## Given request
Do not copy the pictures; transcribe all other material exactly.

## Source material

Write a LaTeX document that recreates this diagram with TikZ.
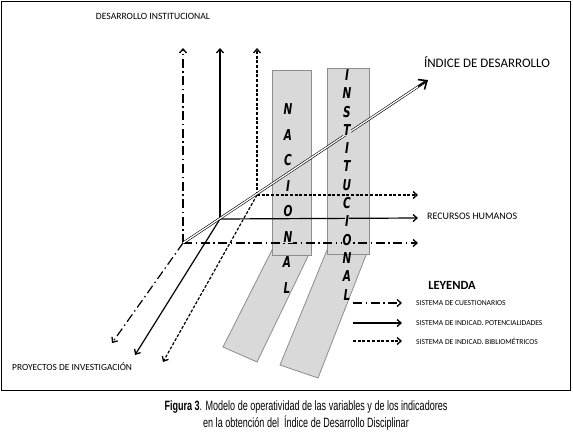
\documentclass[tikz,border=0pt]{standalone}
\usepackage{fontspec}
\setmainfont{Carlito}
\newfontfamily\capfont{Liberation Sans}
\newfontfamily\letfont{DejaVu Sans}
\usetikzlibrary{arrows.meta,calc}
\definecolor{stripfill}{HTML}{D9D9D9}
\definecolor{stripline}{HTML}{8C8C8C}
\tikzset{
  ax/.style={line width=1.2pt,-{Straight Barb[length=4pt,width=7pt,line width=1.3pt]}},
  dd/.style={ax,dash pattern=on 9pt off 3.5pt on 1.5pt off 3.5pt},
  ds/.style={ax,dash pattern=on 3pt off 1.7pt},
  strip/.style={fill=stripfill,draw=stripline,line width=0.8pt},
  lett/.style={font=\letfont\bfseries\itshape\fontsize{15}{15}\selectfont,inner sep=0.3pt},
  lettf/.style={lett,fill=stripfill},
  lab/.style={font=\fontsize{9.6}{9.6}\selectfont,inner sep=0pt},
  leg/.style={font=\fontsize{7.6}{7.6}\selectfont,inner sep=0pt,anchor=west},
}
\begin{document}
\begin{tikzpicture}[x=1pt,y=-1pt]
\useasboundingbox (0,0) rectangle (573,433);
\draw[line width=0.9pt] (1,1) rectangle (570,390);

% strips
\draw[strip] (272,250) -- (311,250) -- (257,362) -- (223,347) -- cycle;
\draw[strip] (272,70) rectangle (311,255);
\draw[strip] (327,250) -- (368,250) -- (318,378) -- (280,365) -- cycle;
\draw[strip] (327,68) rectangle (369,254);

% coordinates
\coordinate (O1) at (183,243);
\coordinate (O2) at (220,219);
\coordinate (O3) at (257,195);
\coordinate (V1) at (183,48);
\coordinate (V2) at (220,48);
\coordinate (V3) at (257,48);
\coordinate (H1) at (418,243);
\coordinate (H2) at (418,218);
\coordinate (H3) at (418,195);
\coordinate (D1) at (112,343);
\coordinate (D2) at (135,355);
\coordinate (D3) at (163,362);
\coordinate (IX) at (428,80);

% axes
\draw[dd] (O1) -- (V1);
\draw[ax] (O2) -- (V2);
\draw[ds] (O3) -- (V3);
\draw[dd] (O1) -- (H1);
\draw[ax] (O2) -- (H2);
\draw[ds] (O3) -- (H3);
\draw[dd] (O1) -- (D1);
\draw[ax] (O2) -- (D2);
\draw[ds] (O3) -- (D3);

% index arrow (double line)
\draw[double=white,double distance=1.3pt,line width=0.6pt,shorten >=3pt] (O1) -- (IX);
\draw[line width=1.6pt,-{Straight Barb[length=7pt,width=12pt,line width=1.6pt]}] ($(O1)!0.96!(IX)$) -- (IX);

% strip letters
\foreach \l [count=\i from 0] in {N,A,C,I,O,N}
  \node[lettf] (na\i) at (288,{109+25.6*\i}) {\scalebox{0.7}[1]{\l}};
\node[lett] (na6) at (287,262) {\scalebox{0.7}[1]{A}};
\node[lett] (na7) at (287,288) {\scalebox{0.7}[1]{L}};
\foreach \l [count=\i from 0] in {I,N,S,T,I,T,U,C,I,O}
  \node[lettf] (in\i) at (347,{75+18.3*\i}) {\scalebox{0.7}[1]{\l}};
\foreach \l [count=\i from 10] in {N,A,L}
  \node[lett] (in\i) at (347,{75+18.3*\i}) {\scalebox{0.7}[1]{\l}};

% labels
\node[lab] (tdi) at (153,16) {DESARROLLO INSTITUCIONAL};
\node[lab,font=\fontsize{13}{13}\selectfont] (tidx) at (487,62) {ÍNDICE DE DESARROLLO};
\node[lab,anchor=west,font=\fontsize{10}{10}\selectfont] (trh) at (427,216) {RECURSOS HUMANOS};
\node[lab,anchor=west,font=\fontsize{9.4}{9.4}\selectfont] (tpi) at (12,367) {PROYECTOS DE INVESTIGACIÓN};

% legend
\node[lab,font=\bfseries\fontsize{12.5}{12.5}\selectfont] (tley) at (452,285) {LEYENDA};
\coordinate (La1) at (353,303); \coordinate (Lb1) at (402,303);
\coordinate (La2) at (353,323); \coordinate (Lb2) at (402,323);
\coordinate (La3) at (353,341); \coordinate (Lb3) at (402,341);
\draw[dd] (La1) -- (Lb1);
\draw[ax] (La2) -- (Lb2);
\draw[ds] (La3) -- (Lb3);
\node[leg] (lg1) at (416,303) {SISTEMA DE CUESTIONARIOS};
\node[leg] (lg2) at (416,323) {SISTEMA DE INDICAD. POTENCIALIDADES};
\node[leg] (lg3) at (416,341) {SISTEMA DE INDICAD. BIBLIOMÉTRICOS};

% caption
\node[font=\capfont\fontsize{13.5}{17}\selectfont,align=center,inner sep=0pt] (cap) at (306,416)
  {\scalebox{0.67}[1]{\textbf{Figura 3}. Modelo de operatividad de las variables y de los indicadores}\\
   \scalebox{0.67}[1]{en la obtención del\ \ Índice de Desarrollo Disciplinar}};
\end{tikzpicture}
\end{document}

## Exercise solution
Write a LaTeX document that recreates this diagram with TikZ.
\documentclass[tikz,border=0pt]{standalone}
\usepackage{fontspec}
\setmainfont{Carlito}
\newfontfamily\capfont{Liberation Sans}
\newfontfamily\letfont{DejaVu Sans}
\usetikzlibrary{arrows.meta,calc}
\definecolor{stripfill}{HTML}{D9D9D9}
\definecolor{stripline}{HTML}{8C8C8C}
\tikzset{
  ax/.style={line width=1.2pt,-{Straight Barb[length=4pt,width=7pt,line width=1.3pt]}},
  dd/.style={ax,dash pattern=on 9pt off 3.5pt on 1.5pt off 3.5pt},
  ds/.style={ax,dash pattern=on 3pt off 1.7pt},
  strip/.style={fill=stripfill,draw=stripline,line width=0.8pt},
  lett/.style={font=\letfont\bfseries\itshape\fontsize{15}{15}\selectfont,inner sep=0.3pt},
  lettf/.style={lett,fill=stripfill},
  lab/.style={font=\fontsize{9.6}{9.6}\selectfont,inner sep=0pt},
  leg/.style={font=\fontsize{7.6}{7.6}\selectfont,inner sep=0pt,anchor=west},
}
\begin{document}
\begin{tikzpicture}[x=1pt,y=-1pt]
\useasboundingbox (0,0) rectangle (573,433);
\draw[line width=0.9pt] (1,1) rectangle (570,390);

% strips
\draw[strip] (272,250) -- (311,250) -- (257,362) -- (223,347) -- cycle;
\draw[strip] (272,70) rectangle (311,255);
\draw[strip] (327,250) -- (368,250) -- (318,378) -- (280,365) -- cycle;
\draw[strip] (327,68) rectangle (369,254);

% coordinates
\coordinate (O1) at (183,243);
\coordinate (O2) at (220,219);
\coordinate (O3) at (257,195);
\coordinate (V1) at (183,48);
\coordinate (V2) at (220,48);
\coordinate (V3) at (257,48);
\coordinate (H1) at (418,243);
\coordinate (H2) at (418,218);
\coordinate (H3) at (418,195);
\coordinate (D1) at (112,343);
\coordinate (D2) at (135,355);
\coordinate (D3) at (163,362);
\coordinate (IX) at (428,80);

% axes
\draw[dd] (O1) -- (V1);
\draw[ax] (O2) -- (V2);
\draw[ds] (O3) -- (V3);
\draw[dd] (O1) -- (H1);
\draw[ax] (O2) -- (H2);
\draw[ds] (O3) -- (H3);
\draw[dd] (O1) -- (D1);
\draw[ax] (O2) -- (D2);
\draw[ds] (O3) -- (D3);

% index arrow (double line)
\draw[double=white,double distance=1.3pt,line width=0.6pt,shorten >=3pt] (O1) -- (IX);
\draw[line width=1.6pt,-{Straight Barb[length=7pt,width=12pt,line width=1.6pt]}] ($(O1)!0.96!(IX)$) -- (IX);

% strip letters
\foreach \l [count=\i from 0] in {N,A,C,I,O,N}
  \node[lettf] (na\i) at (288,{109+25.6*\i}) {\scalebox{0.7}[1]{\l}};
\node[lett] (na6) at (287,262) {\scalebox{0.7}[1]{A}};
\node[lett] (na7) at (287,288) {\scalebox{0.7}[1]{L}};
\foreach \l [count=\i from 0] in {I,N,S,T,I,T,U,C,I,O}
  \node[lettf] (in\i) at (347,{75+18.3*\i}) {\scalebox{0.7}[1]{\l}};
\foreach \l [count=\i from 10] in {N,A,L}
  \node[lett] (in\i) at (347,{75+18.3*\i}) {\scalebox{0.7}[1]{\l}};

% labels
\node[lab] (tdi) at (153,16) {DESARROLLO INSTITUCIONAL};
\node[lab,font=\fontsize{13}{13}\selectfont] (tidx) at (487,62) {ÍNDICE DE DESARROLLO};
\node[lab,anchor=west,font=\fontsize{10}{10}\selectfont] (trh) at (427,216) {RECURSOS HUMANOS};
\node[lab,anchor=west,font=\fontsize{9.4}{9.4}\selectfont] (tpi) at (12,367) {PROYECTOS DE INVESTIGACIÓN};

% legend
\node[lab,font=\bfseries\fontsize{12.5}{12.5}\selectfont] (tley) at (452,285) {LEYENDA};
\coordinate (La1) at (353,303); \coordinate (Lb1) at (402,303);
\coordinate (La2) at (353,323); \coordinate (Lb2) at (402,323);
\coordinate (La3) at (353,341); \coordinate (Lb3) at (402,341);
\draw[dd] (La1) -- (Lb1);
\draw[ax] (La2) -- (Lb2);
\draw[ds] (La3) -- (Lb3);
\node[leg] (lg1) at (416,303) {SISTEMA DE CUESTIONARIOS};
\node[leg] (lg2) at (416,323) {SISTEMA DE INDICAD. POTENCIALIDADES};
\node[leg] (lg3) at (416,341) {SISTEMA DE INDICAD. BIBLIOMÉTRICOS};

% caption
\node[font=\capfont\fontsize{13.5}{17}\selectfont,align=center,inner sep=0pt] (cap) at (306,416)
  {\scalebox{0.67}[1]{\textbf{Figura 3}. Modelo de operatividad de las variables y de los indicadores}\\
   \scalebox{0.67}[1]{en la obtención del\ \ Índice de Desarrollo Disciplinar}};
\end{tikzpicture}
\end{document}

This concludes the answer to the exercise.